Palestinian prisoners are welcomed in Ramallah, West Bank, after being released by Israel
Palestinian prisoners are welcomed in Ramallah, West Bank, after being released by Israel. Photograph: Anadolu/Getty Images

More on that story soon. In other key developments as it turns 8.15am in Gaza City and Tel Aviv:

  • The UN said 61 trucks carrying medical supplies, food and water had delivered their payloads in the northern Gaza Strip as the pause in fighting allows aid to enter the territory. Another 200 trucks had been dispatched to Gaza from Nitzana in Israel, the UN Office for the Coordination of Humanitarian Affairs said on Saturday, with 187 of them having made it past the border by the early evening local time.

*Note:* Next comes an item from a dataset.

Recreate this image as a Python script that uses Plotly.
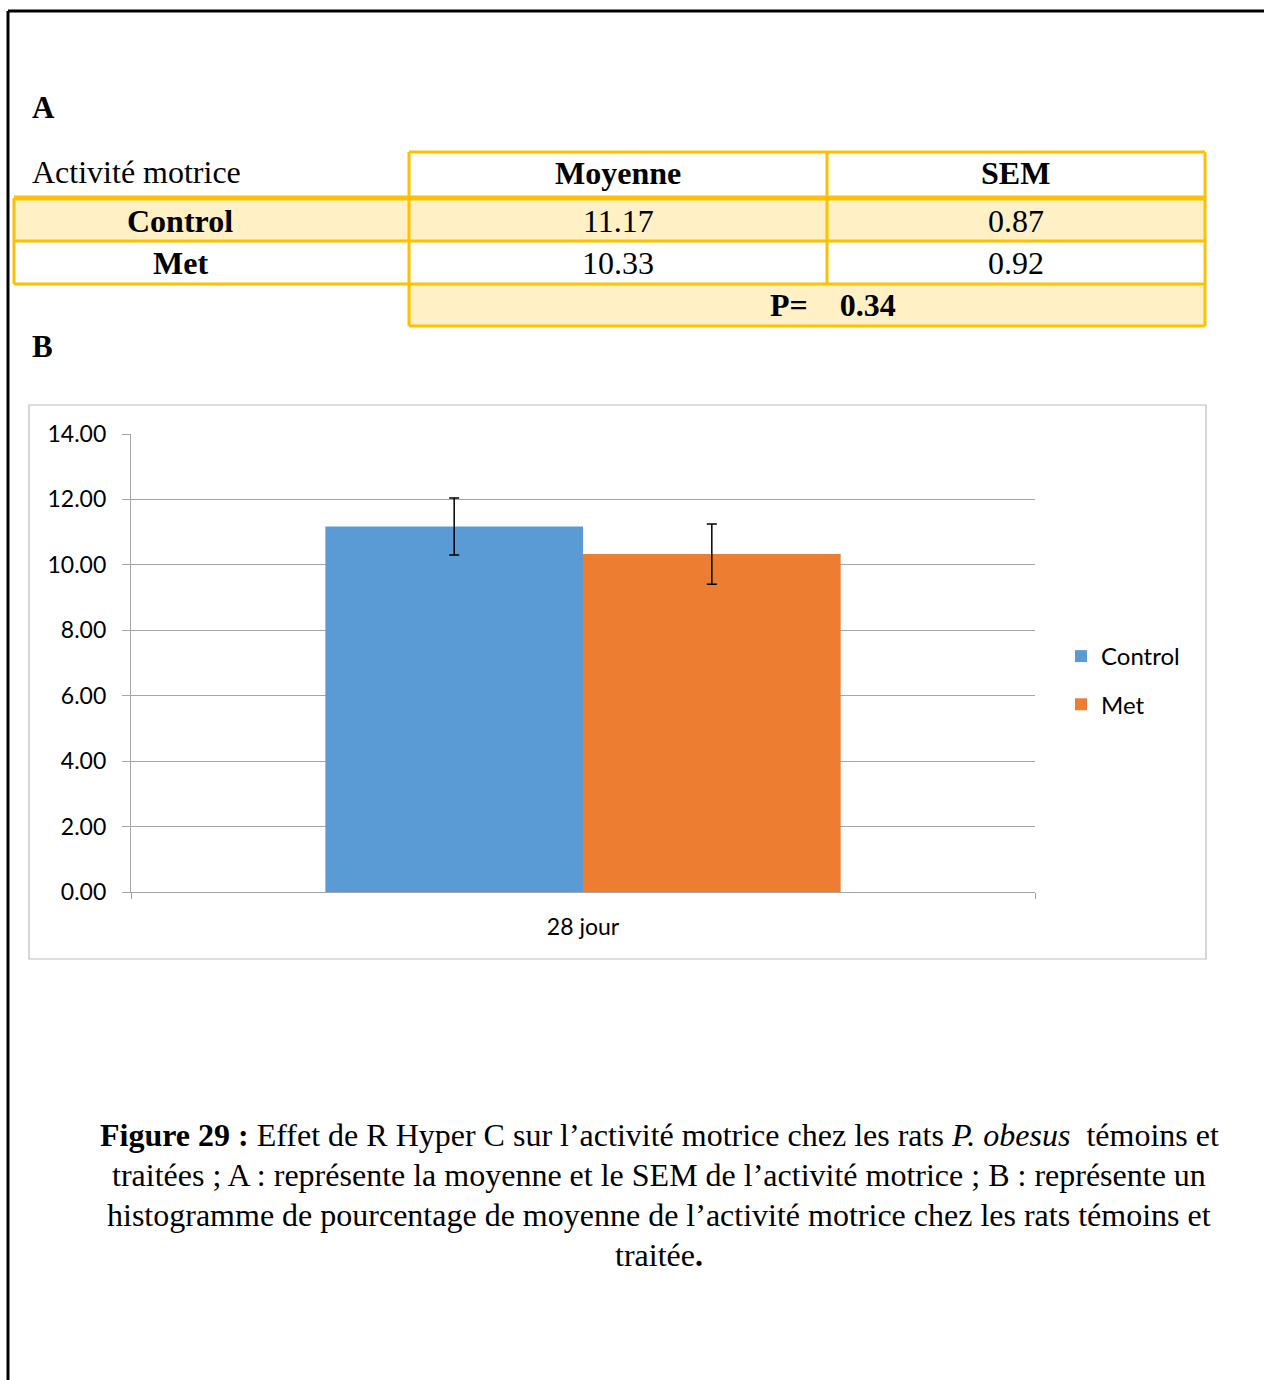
import plotly.graph_objects as go

W, H = 1264, 1380

# ---- data ----
groups = ["Control", "Met"]
day_label = ["28 jour"]
means = [11.17, 10.33]
sems = [0.87, 0.92]
p_value = 0.34
table_title = "Activité motrice"
col_headers = ["Moyenne", "SEM"]
bar_colors = ["#5B9BD5", "#ED7D31"]
y_ticks = [0, 2, 4, 6, 8, 10, 12, 14]
caption_lines = [
    "<b>Figure 29 :</b> Effet de R Hyper C sur l’activité motrice chez les rats <i>P. obesus</i>\u00a0 témoins et",
    "traitées ; A : représente la moyenne et le SEM de l’activité motrice ; B : représente un",
    "histogramme de pourcentage de moyenne de l’activité motrice chez les rats témoins et",
    "traitée<b>.</b>",
]

def px(x):
    return x / W

def py(y):
    return 1 - y / H

SERIF = "Liberation Serif, Times New Roman, serif"
SANS = "Lato, Carlito, Calibri, sans-serif"
YEL = "#FFC000"
YFILL = "#FFF0C6"

fig = go.Figure()
for g, m, s, c in zip(groups, means, sems, bar_colors):
    fig.add_trace(go.Bar(
        name=g, x=day_label, y=[m], marker=dict(color=c, line=dict(width=0)),
        error_y=dict(type="data", array=[s], visible=True, color="black",
                     thickness=1.5, width=5),
        legendgroup=g,
    ))

shapes = []
annotations = []

def line(x0, y0, x1, y1, color, width):
    shapes.append(dict(type="line", xref="paper", yref="paper",
                       x0=px(x0), y0=py(y0), x1=px(x1), y1=py(y1),
                       line=dict(color=color, width=width), layer="above"))

def rect(x0, y0, x1, y1, fill=None, color=None, width=0, layer="below"):
    shapes.append(dict(type="rect", xref="paper", yref="paper",
                       x0=px(x0), y0=py(y0), x1=px(x1), y1=py(y1),
                       fillcolor=fill if fill else "rgba(0,0,0,0)",
                       line=dict(color=color if color else "rgba(0,0,0,0)", width=width),
                       layer=layer))

def text(t, x, y, size=32, family=SERIF, xanchor="center", color="black"):
    annotations.append(dict(text=t, x=px(x), y=py(y), xref="paper", yref="paper",
                            showarrow=False, xanchor=xanchor, yanchor="middle",
                            font=dict(family=family, size=size, color=color)))

# page border
line(8, 11, 1264, 11, "black", 3)
line(8, 11, 8, 1380, "black", 3)

# table fills
rect(14, 198, 1205, 241, fill=YFILL)
rect(409, 284, 1205, 326, fill=YFILL)

# table borders
line(409, 152, 1205, 152, YEL, 3)
line(14, 198, 1205, 198, YEL, 5)
line(14, 241, 1205, 241, YEL, 3)
line(14, 284, 1205, 284, YEL, 3)
line(409, 326, 1205, 326, YEL, 3)
line(14, 198, 14, 284, YEL, 3)
line(409, 152, 409, 326, YEL, 3)
line(827, 152, 827, 284, YEL, 3)
line(1205, 152, 1205, 326, YEL, 3)

# table text
text("<b>A</b>", 30, 108, xanchor="left", size=31)
text(table_title, 30, 172, xanchor="left", size=32)
text(f"<b>{col_headers[0]}</b>", 618, 173)
text(f"<b>{col_headers[1]}</b>", 1016, 173)
row_y = [221, 263]
for g, m, s, ry in zip(groups, means, sems, row_y):
    text(f"<b>{g}</b>", 180, ry)
    text(f"{m:.2f}", 618, ry)
    text(f"{s:.2f}", 1016, ry)
text(f"<b>P=\u00a0\u00a0\u00a0 {p_value:.2f}</b>", 833, 305)
text("<b>B</b>", 30, 347, xanchor="left", size=31)

# chart box
rect(29, 405, 1206, 959, color="#BDBDBD", width=1.2)

# caption
cap_y = [1135, 1175, 1215, 1255]
for t, cy in zip(caption_lines, cap_y):
    text(t, 659, cy, size=32)

fig.update_layout(
    width=W, height=H,
    margin=dict(l=0, r=0, t=0, b=0, pad=0, autoexpand=False),
    paper_bgcolor="white", plot_bgcolor="white",
    barmode="group", bargap=0.43, bargroupgap=0,
    shapes=shapes, annotations=annotations,
    showlegend=True,
    legend=dict(x=px(1061), y=py(634), xanchor="left", yanchor="top",
                font=dict(family=SANS, size=24, color="black"),
                traceorder="grouped", tracegroupgap=14, itemwidth=30,
                bgcolor="rgba(0,0,0,0)"),
    xaxis=dict(domain=[px(131), px(1035)], showline=True, linecolor="#A6A6A6", linewidth=1.2,
               ticks="outside", tickson="boundaries", ticklen=6, tickcolor="#A6A6A6",
               tickfont=dict(family=SANS, size=23, color="black"), ticklabelstandoff=14,
               showgrid=False, zeroline=False, automargin=False),
    yaxis=dict(domain=[1 - 892 / H, 1 - 434 / H], range=[0, 14], tickvals=y_ticks,
               tickformat=".2f", showline=True, linecolor="#A6A6A6", linewidth=1.2,
               ticks="outside", ticklen=8, tickcolor="#A6A6A6",
               showgrid=True, gridcolor="#A6A6A6", gridwidth=1.2, zeroline=False,
               tickfont=dict(family=SANS, size=23, color="black"), ticklabelstandoff=11,
               automargin=False),
)

fig.write_html("out.html", config={"displayModeBar": False},
               post_script="document.body.style.margin='0';")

  • Israeli troops killed six Palestinians in the occupied West Bank on Saturday, the Palestinian ministry of health said. A 25-year-old doctor was killed early in the morning outside his home in Qabatiya, near Jenin, it said. Another Palestinian was killed in el-Bireh, near Ramallah. Four people were also killed by Israeli army fire in Jenin, during an incursion by a large number of armoured vehicles into the town. Witnesses told Agence France-Presse on Saturday that the Israeli army was surrounding Jenin’s public hospital and the Ibn Sina clinic, and that soldiers were searching ambulances. They also reported heavy fighting with automatic weapons.

  • The UN peacekeeping force in Lebanon said Israeli fire hit one of its patrols in the country’s south on Saturday, despite the Hamas-Israel truce largely quietening the Lebanon-Israel frontier. Around noon, a Unifil patrol was hit by Israeli military gunfire in the vicinity of Aitarun, the United Nations Interim Force in Lebanon said. “No peacekeepers were injured, but the vehicle was damaged.”

  • Egypt said on Saturday it had received positive signals from all parties over a possible extension of the Gaza truce for one or two days, Reuters reported. Diaa Rashwan, the head of Egypt’s State Information Service, said the country was holding extensive talks with all parties to reach an agreement over extending the four-day ceasefire, which “means the release of more detainees in Gaza and Palestinian prisoners in Israeli jails”.

  • The number of Thai nationals believed to be held hostage by Hamas has increased by two, Thailand’s ministry of foreign affairs has said. This means that, after Saturday’s release of four more Thai hostages, a further 18 Thai nationals are still being held by Hamas.

  • The body of a Tanzanian student who went missing in Israel after the bloody Hamas attack last month was due to be returned home on Sunday, his family said. Clemence Felix Mtenga, 22, was one of two Tanzanians reported missing after the 7 October attack.

  • In the UK, tens of thousands of people took to the streets of London on Saturday to call for a permanent ceasefire in Gaza in the latest major demonstration in the capital. Police were handing out leaflets to provide “absolute clarity” on what would be deemed an offence. It came after weeks of pressure on the force over the handling of the now-regular demonstrations.